In other words, there are no easy answers to the LAUSD crowding problem. There were, however, years in which answers could have been worked out. Those small, upturned faces have been proliferating for decades. But what little planning was done at LAUSD was half-baked and halfhearted; past boards had nixed any Chavez Ravine-invoking ripping up of houses, and there was no money for new schools anyhow.

Then, a miracle. In 1997 and 1998, local and state voters passed separate school-bond issues. Suddenly, the district had almost a billion dollars in local bond money for new school construction, now potentially matchable with a second billion or so bucks from the state. Buoyed by the election of new board members, and sobered by Belmont, civic pooh-bahs met in May at the Getty Center and emerged with joyous talk of 100 new schools that could be put up with thought and neighborhood input--schools with grounds that could double as parks or that could take the place of pawnshops and liquor stores.

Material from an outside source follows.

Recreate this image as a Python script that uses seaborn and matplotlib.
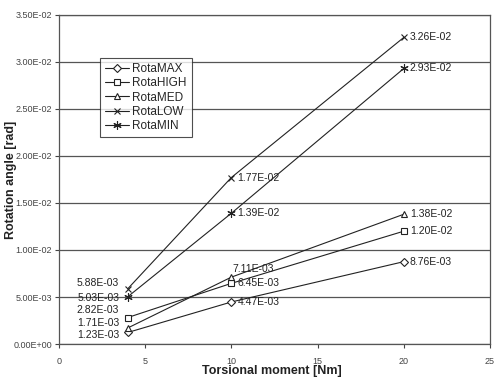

Great talk, long-awaited talk, but of course no one at LAUSD deigned to tell them that it was way too late for intelligent planning. See, there were rules attached to the first-come, first-served state bond kitty, and one was that if a district wanted any of it, it had to have its school sites bought, inspected and blueprinted by one of two deadlines. Incredibly, LAUSD blew the first one and is now so overwhelmed that, without an act of God--or a spree of eminent domain that will make Chavez Ravine look like a sandbox quarrel--there’s no way it’s going to make the second. In other words, unless someone hustles fast on behalf of those small, upturned faces, almost a billion dollars in state money will get fiddled away.

Advertisement

*

So once again, panic ensues from City Hall to Sacramento. The last best estimate, I was told this week, is that, with luck, the district will manage to qualify for less than $100 million of the $900 million it had hoped for from the state bond pot. People in L.A. are lobbying for a deadline extension, or some sort of set-aside for “urban districts” by way of bent rules or legislation (some are even talking lawsuit), but it’s not clear what, if anything, can be done.

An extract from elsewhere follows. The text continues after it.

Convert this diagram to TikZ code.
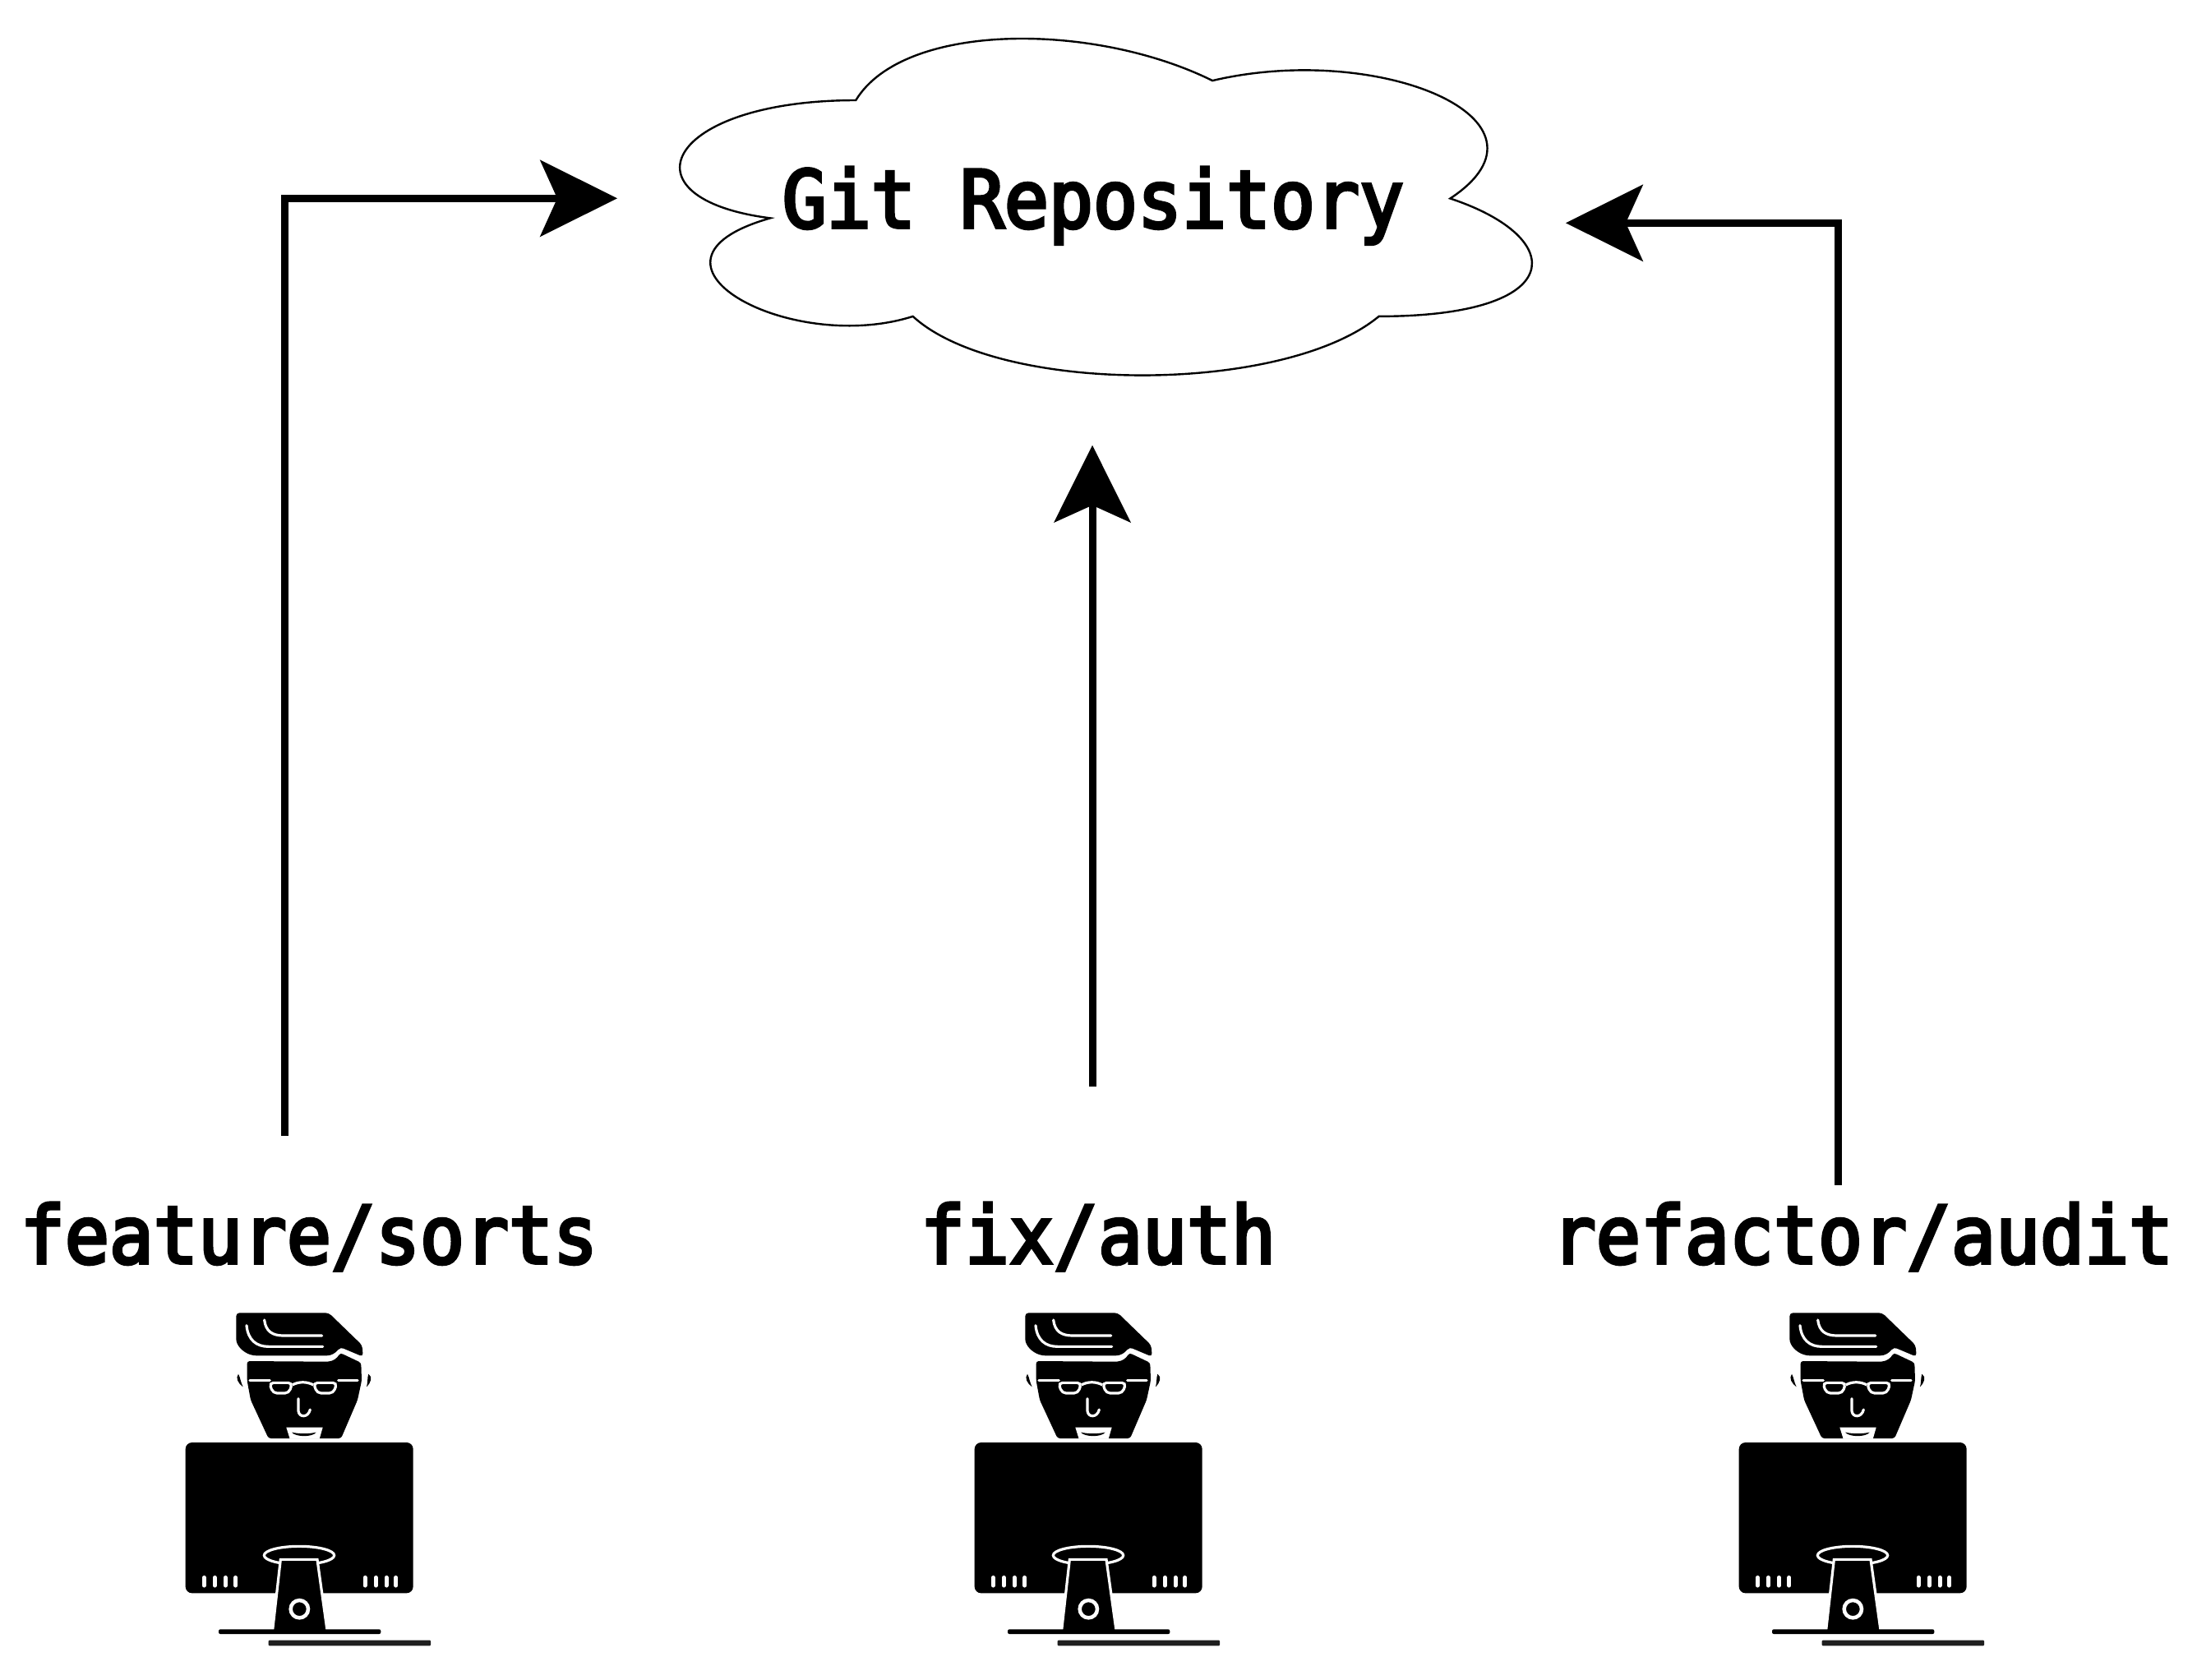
\documentclass[tikz,border=0pt]{standalone}
\usepackage{fontspec}
\usetikzlibrary{arrows.meta}
\newfontfamily\labfont[FakeStretch=.925,FakeBold=4]{DejaVu Sans Mono}
\tikzset{
  lab/.style={inner sep=0pt,anchor=base,font=\labfont\fontsize{97}{97}\selectfont},
  conn/.style={line width=9pt,-{Stealth[length=94.3pt,width=94pt,inset=21.3pt,line width=0pt]}},
  wl/.style={white,line width=3.2pt},
  vent/.style={white,line width=5pt,line cap=round},
  pics/dev/.style={code={
    \begin{scope}[x=.33333pt,y=-.33333pt]
      % hair
      \fill[black,rounded corners=4pt] (322,82) -- (660,82) -- (782,200) -- (785,242) -- (702,207)
        .. controls (685,228) and (670,238) .. (640,238) -- (385,238)
        .. controls (345,225) and (322,200) .. (322,165) -- cycle;
      \draw[wl,line cap=round] (425,108) .. controls (430,150) and (455,165) .. (495,165) -- (635,165);
      \draw[wl,line cap=round] (360,128) .. controls (365,180) and (395,205) .. (440,205) -- (638,205);
      % face
      \fill[black,rounded corners=3pt] (362,258) -- (650,260) .. controls (680,258) and (692,244) .. (702,228)
        -- (778,264) -- (780,330) -- (765,400) -- (705,540) -- (440,540) -- (375,400) -- (362,330) -- cycle;
      % glasses
      \draw[wl,line cap=round] (372,328) -- (445,328);
      \draw[wl,line cap=round] (695,328) -- (765,328);
      \draw[wl,rounded corners=5pt] (443,337) -- (527,337) -- (515,375) -- (456,375) -- cycle;
      \draw[wl,rounded corners=5pt] (604,337) -- (690,337) -- (677,375) -- (617,375) -- cycle;
      \draw[wl] (527,345) .. controls (550,332) and (580,332) .. (604,345);
      % nose
      \draw[wl,line cap=round] (549,395) -- (549,440) .. controls (552,465) and (585,465) .. (592,435);
      % mouth
      \fill[white] (505,500) -- (638,500) -- (626,542) -- (518,542) -- cycle;
      \fill[black] (525,518) .. controls (555,524) and (585,524) .. (614,518) .. controls (600,536) and (540,536) .. (525,518) -- cycle;
      % ears
      \fill[black] (330,305) .. controls (318,320) and (330,340) .. (347,352) .. controls (338,335) and (338,320) .. (330,305) -- cycle;
      \fill[black] (805,305) .. controls (822,315) and (812,340) .. (798,352) .. controls (803,335) and (800,320) .. (805,305) -- cycle;
      % monitor
      \fill[black,rounded corners=8pt] (137,555) rectangle (968,1105);
      \foreach \vx in {205,244,283,320,792,832,870,905} \draw[vent] (\vx,1048) -- (\vx,1077);
      % stand
      \draw[wl,fill=black] (552,967) ellipse [x radius=128,y radius=33];
      \fill[black] (484,982) -- (618,982) -- (654,1240) -- (455,1240) -- cycle;
      \draw[wl] (455,1240) -- (484,982) -- (618,982) -- (654,1240);
      \draw[white,line width=4.5pt] (553,1163) circle [radius=32];
      \fill[black,rounded corners=2pt] (258,1237) rectangle (850,1254);
      \fill[black!88,rounded corners=1pt] (440,1277) rectangle (1032,1297);
    \end{scope}
  }}
}
\begin{document}
\begin{tikzpicture}[x=1pt,y=-1pt]
  \useasboundingbox (0,0) rectangle (2673,2043);
  \fill[white] (0,0) rectangle (2673,2043);
  % cloud
  \begin{scope}[shift={(752,2.5)},x=1157pt,y=-478pt]
    \draw[line width=2.4pt,fill=white] (.25,.25)
      .. controls (.05,.25) and (0,.5) .. (.16,.55)
      .. controls (0,.66) and (.18,.9) .. (.31,.8)
      .. controls (.4,1) and (.7,1) .. (.8,.8)
      .. controls (1,.8) and (1,.6) .. (.875,.5)
      .. controls (1,.3) and (.8,.1) .. (.625,.2)
      .. controls (.5,.05) and (.3,.05) .. (.25,.25) -- cycle;
  \end{scope}
  \node[lab] (repo) at (1330,277) {Git Repository};
  \node[lab] (l1) at (376,1537) {feature/sorts};
  \node[lab] (l2) at (1336,1537) {fix/auth};
  \node[lab] (l3) at (2266,1537) {refactor/audit};
  \coordinate (s1) at (346.5,1381.7);
  \coordinate (t1) at (751,241.3);
  \coordinate (s2) at (1329,1321.7);
  \coordinate (t2) at (1329,541.7);
  \coordinate (s3) at (2236.5,1441.7);
  \coordinate (t3) at (1905,271.3);
  \draw[conn] (s1) |- (t1);
  \draw[conn] (s2) -- (t2);
  \draw[conn] (s3) |- (t3);
  \pic (d1) at (180,1570) {dev};
  \pic (d2) at (1140,1570) {dev};
  \pic (d3) at (2070,1570) {dev};
\end{tikzpicture}
\end{document}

“The truth is, because of the kids, I’ll make the effort,” says the fed-up Assembly Speaker Antonio Villaraigosa, “but these people have no idea what they’re asking. The idea that the district isn’t ready--it’s just unconscionable.”

You said it, Antonio. And you have to wonder how long this behemoth school district will try to hide behind those small, upturned faces before someone breaks up its fiddling, money-burning empire for the good of all.